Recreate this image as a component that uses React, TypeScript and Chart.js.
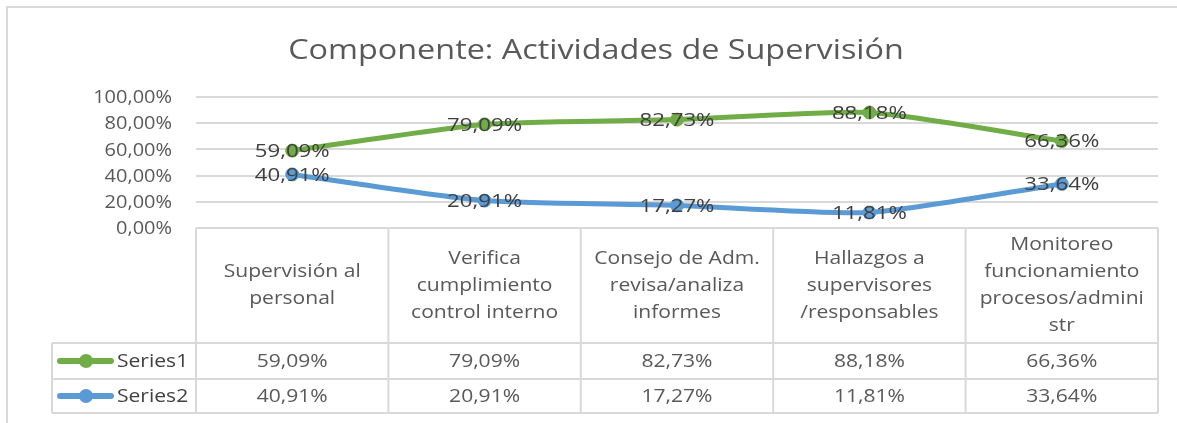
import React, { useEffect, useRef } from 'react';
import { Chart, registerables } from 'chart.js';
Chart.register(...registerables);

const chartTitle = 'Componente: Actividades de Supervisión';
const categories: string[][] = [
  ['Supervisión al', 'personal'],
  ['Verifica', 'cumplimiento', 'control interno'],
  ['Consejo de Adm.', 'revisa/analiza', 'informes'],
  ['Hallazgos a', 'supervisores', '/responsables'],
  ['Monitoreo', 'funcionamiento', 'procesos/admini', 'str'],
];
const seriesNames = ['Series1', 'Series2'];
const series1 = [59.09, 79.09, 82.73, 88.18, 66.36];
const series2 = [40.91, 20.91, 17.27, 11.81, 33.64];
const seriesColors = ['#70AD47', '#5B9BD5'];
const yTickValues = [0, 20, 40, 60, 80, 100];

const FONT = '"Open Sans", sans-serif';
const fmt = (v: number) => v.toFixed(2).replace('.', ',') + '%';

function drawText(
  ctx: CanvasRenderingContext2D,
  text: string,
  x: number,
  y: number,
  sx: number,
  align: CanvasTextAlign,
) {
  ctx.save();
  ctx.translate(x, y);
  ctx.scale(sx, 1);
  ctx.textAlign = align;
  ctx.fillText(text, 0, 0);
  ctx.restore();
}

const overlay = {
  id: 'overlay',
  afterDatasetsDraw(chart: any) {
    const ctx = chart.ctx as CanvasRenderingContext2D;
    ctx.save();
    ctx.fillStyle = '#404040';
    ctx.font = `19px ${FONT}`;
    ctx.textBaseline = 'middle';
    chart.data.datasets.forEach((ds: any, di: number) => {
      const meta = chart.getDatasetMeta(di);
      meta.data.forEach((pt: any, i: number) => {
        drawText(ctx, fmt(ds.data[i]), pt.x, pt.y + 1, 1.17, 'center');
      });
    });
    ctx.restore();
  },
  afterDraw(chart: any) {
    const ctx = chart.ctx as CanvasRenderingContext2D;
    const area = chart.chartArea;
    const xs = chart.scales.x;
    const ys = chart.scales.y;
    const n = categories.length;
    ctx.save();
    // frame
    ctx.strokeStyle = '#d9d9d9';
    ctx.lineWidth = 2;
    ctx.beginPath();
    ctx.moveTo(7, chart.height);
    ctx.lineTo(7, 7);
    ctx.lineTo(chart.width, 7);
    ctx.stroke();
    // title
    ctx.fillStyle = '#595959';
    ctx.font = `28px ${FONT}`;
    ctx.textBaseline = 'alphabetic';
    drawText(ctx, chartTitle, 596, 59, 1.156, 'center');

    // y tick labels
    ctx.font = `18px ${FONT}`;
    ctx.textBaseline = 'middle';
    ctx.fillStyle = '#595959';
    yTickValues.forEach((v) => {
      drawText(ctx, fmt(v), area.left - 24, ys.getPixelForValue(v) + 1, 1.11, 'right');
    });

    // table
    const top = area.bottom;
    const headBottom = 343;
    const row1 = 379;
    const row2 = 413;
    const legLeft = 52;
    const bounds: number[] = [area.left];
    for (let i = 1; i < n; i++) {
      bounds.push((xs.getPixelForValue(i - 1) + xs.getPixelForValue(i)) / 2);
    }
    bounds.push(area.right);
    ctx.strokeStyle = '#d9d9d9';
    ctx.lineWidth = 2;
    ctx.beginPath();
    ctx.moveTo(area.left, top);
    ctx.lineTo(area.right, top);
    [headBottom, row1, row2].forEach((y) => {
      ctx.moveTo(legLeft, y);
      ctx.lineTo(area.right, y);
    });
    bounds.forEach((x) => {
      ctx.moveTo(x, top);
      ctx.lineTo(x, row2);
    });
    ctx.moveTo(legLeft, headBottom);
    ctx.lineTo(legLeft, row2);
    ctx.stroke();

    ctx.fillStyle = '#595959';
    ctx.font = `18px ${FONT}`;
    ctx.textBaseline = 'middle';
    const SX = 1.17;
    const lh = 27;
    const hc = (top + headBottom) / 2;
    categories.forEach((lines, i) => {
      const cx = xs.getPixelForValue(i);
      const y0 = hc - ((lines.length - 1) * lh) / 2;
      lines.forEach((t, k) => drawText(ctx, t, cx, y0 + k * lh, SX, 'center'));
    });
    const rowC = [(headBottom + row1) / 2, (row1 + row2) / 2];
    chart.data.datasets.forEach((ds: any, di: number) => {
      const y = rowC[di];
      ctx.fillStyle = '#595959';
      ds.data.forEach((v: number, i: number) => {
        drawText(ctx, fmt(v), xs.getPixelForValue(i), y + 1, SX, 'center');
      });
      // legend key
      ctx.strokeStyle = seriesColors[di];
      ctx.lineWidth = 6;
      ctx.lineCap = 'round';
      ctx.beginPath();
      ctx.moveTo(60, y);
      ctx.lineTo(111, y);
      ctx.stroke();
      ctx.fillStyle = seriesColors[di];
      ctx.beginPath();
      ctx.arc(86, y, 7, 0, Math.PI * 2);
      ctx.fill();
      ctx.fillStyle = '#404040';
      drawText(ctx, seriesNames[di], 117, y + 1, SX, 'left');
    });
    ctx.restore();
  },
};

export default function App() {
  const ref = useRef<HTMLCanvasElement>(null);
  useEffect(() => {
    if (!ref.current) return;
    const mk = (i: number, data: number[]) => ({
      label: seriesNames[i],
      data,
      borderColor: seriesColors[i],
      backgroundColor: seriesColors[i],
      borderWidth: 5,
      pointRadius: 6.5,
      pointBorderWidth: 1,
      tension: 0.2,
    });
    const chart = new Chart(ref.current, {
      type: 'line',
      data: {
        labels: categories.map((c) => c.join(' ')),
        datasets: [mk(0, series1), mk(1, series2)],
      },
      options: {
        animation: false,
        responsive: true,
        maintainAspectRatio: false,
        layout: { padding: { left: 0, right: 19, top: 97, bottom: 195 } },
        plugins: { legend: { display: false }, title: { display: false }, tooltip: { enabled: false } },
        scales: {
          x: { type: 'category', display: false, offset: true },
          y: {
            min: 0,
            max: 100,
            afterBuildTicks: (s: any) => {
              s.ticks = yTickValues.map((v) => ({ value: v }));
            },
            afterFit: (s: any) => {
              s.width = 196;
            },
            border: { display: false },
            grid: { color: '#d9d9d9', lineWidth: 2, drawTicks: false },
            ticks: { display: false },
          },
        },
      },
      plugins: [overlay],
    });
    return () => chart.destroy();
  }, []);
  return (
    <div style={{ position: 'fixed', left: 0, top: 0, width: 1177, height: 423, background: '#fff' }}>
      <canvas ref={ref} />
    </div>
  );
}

TASK STATEMENT => Print the complete listing exactly, apart from any pictures.

TASK OUTPUT =>
Recreate this image as a component that uses React, TypeScript and Chart.js.
import React, { useEffect, useRef } from 'react';
import { Chart, registerables } from 'chart.js';
Chart.register(...registerables);

const chartTitle = 'Componente: Actividades de Supervisión';
const categories: string[][] = [
  ['Supervisión al', 'personal'],
  ['Verifica', 'cumplimiento', 'control interno'],
  ['Consejo de Adm.', 'revisa/analiza', 'informes'],
  ['Hallazgos a', 'supervisores', '/responsables'],
  ['Monitoreo', 'funcionamiento', 'procesos/admini', 'str'],
];
const seriesNames = ['Series1', 'Series2'];
const series1 = [59.09, 79.09, 82.73, 88.18, 66.36];
const series2 = [40.91, 20.91, 17.27, 11.81, 33.64];
const seriesColors = ['#70AD47', '#5B9BD5'];
const yTickValues = [0, 20, 40, 60, 80, 100];

const FONT = '"Open Sans", sans-serif';
const fmt = (v: number) => v.toFixed(2).replace('.', ',') + '%';

function drawText(
  ctx: CanvasRenderingContext2D,
  text: string,
  x: number,
  y: number,
  sx: number,
  align: CanvasTextAlign,
) {
  ctx.save();
  ctx.translate(x, y);
  ctx.scale(sx, 1);
  ctx.textAlign = align;
  ctx.fillText(text, 0, 0);
  ctx.restore();
}

const overlay = {
  id: 'overlay',
  afterDatasetsDraw(chart: any) {
    const ctx = chart.ctx as CanvasRenderingContext2D;
    ctx.save();
    ctx.fillStyle = '#404040';
    ctx.font = `19px ${FONT}`;
    ctx.textBaseline = 'middle';
    chart.data.datasets.forEach((ds: any, di: number) => {
      const meta = chart.getDatasetMeta(di);
      meta.data.forEach((pt: any, i: number) => {
        drawText(ctx, fmt(ds.data[i]), pt.x, pt.y + 1, 1.17, 'center');
      });
    });
    ctx.restore();
  },
  afterDraw(chart: any) {
    const ctx = chart.ctx as CanvasRenderingContext2D;
    const area = chart.chartArea;
    const xs = chart.scales.x;
    const ys = chart.scales.y;
    const n = categories.length;
    ctx.save();
    // frame
    ctx.strokeStyle = '#d9d9d9';
    ctx.lineWidth = 2;
    ctx.beginPath();
    ctx.moveTo(7, chart.height);
    ctx.lineTo(7, 7);
    ctx.lineTo(chart.width, 7);
    ctx.stroke();
    // title
    ctx.fillStyle = '#595959';
    ctx.font = `28px ${FONT}`;
    ctx.textBaseline = 'alphabetic';
    drawText(ctx, chartTitle, 596, 59, 1.156, 'center');

    // y tick labels
    ctx.font = `18px ${FONT}`;
    ctx.textBaseline = 'middle';
    ctx.fillStyle = '#595959';
    yTickValues.forEach((v) => {
      drawText(ctx, fmt(v), area.left - 24, ys.getPixelForValue(v) + 1, 1.11, 'right');
    });

    // table
    const top = area.bottom;
    const headBottom = 343;
    const row1 = 379;
    const row2 = 413;
    const legLeft = 52;
    const bounds: number[] = [area.left];
    for (let i = 1; i < n; i++) {
      bounds.push((xs.getPixelForValue(i - 1) + xs.getPixelForValue(i)) / 2);
    }
    bounds.push(area.right);
    ctx.strokeStyle = '#d9d9d9';
    ctx.lineWidth = 2;
    ctx.beginPath();
    ctx.moveTo(area.left, top);
    ctx.lineTo(area.right, top);
    [headBottom, row1, row2].forEach((y) => {
      ctx.moveTo(legLeft, y);
      ctx.lineTo(area.right, y);
    });
    bounds.forEach((x) => {
      ctx.moveTo(x, top);
      ctx.lineTo(x, row2);
    });
    ctx.moveTo(legLeft, headBottom);
    ctx.lineTo(legLeft, row2);
    ctx.stroke();

    ctx.fillStyle = '#595959';
    ctx.font = `18px ${FONT}`;
    ctx.textBaseline = 'middle';
    const SX = 1.17;
    const lh = 27;
    const hc = (top + headBottom) / 2;
    categories.forEach((lines, i) => {
      const cx = xs.getPixelForValue(i);
      const y0 = hc - ((lines.length - 1) * lh) / 2;
      lines.forEach((t, k) => drawText(ctx, t, cx, y0 + k * lh, SX, 'center'));
    });
    const rowC = [(headBottom + row1) / 2, (row1 + row2) / 2];
    chart.data.datasets.forEach((ds: any, di: number) => {
      const y = rowC[di];
      ctx.fillStyle = '#595959';
      ds.data.forEach((v: number, i: number) => {
        drawText(ctx, fmt(v), xs.getPixelForValue(i), y + 1, SX, 'center');
      });
      // legend key
      ctx.strokeStyle = seriesColors[di];
      ctx.lineWidth = 6;
      ctx.lineCap = 'round';
      ctx.beginPath();
      ctx.moveTo(60, y);
      ctx.lineTo(111, y);
      ctx.stroke();
      ctx.fillStyle = seriesColors[di];
      ctx.beginPath();
      ctx.arc(86, y, 7, 0, Math.PI * 2);
      ctx.fill();
      ctx.fillStyle = '#404040';
      drawText(ctx, seriesNames[di], 117, y + 1, SX, 'left');
    });
    ctx.restore();
  },
};

export default function App() {
  const ref = useRef<HTMLCanvasElement>(null);
  useEffect(() => {
    if (!ref.current) return;
    const mk = (i: number, data: number[]) => ({
      label: seriesNames[i],
      data,
      borderColor: seriesColors[i],
      backgroundColor: seriesColors[i],
      borderWidth: 5,
      pointRadius: 6.5,
      pointBorderWidth: 1,
      tension: 0.2,
    });
    const chart = new Chart(ref.current, {
      type: 'line',
      data: {
        labels: categories.map((c) => c.join(' ')),
        datasets: [mk(0, series1), mk(1, series2)],
      },
      options: {
        animation: false,
        responsive: true,
        maintainAspectRatio: false,
        layout: { padding: { left: 0, right: 19, top: 97, bottom: 195 } },
        plugins: { legend: { display: false }, title: { display: false }, tooltip: { enabled: false } },
        scales: {
          x: { type: 'category', display: false, offset: true },
          y: {
            min: 0,
            max: 100,
            afterBuildTicks: (s: any) => {
              s.ticks = yTickValues.map((v) => ({ value: v }));
            },
            afterFit: (s: any) => {
              s.width = 196;
            },
            border: { display: false },
            grid: { color: '#d9d9d9', lineWidth: 2, drawTicks: false },
            ticks: { display: false },
          },
        },
      },
      plugins: [overlay],
    });
    return () => chart.destroy();
  }, []);
  return (
    <div style={{ position: 'fixed', left: 0, top: 0, width: 1177, height: 423, background: '#fff' }}>
      <canvas ref={ref} />
    </div>
  );
}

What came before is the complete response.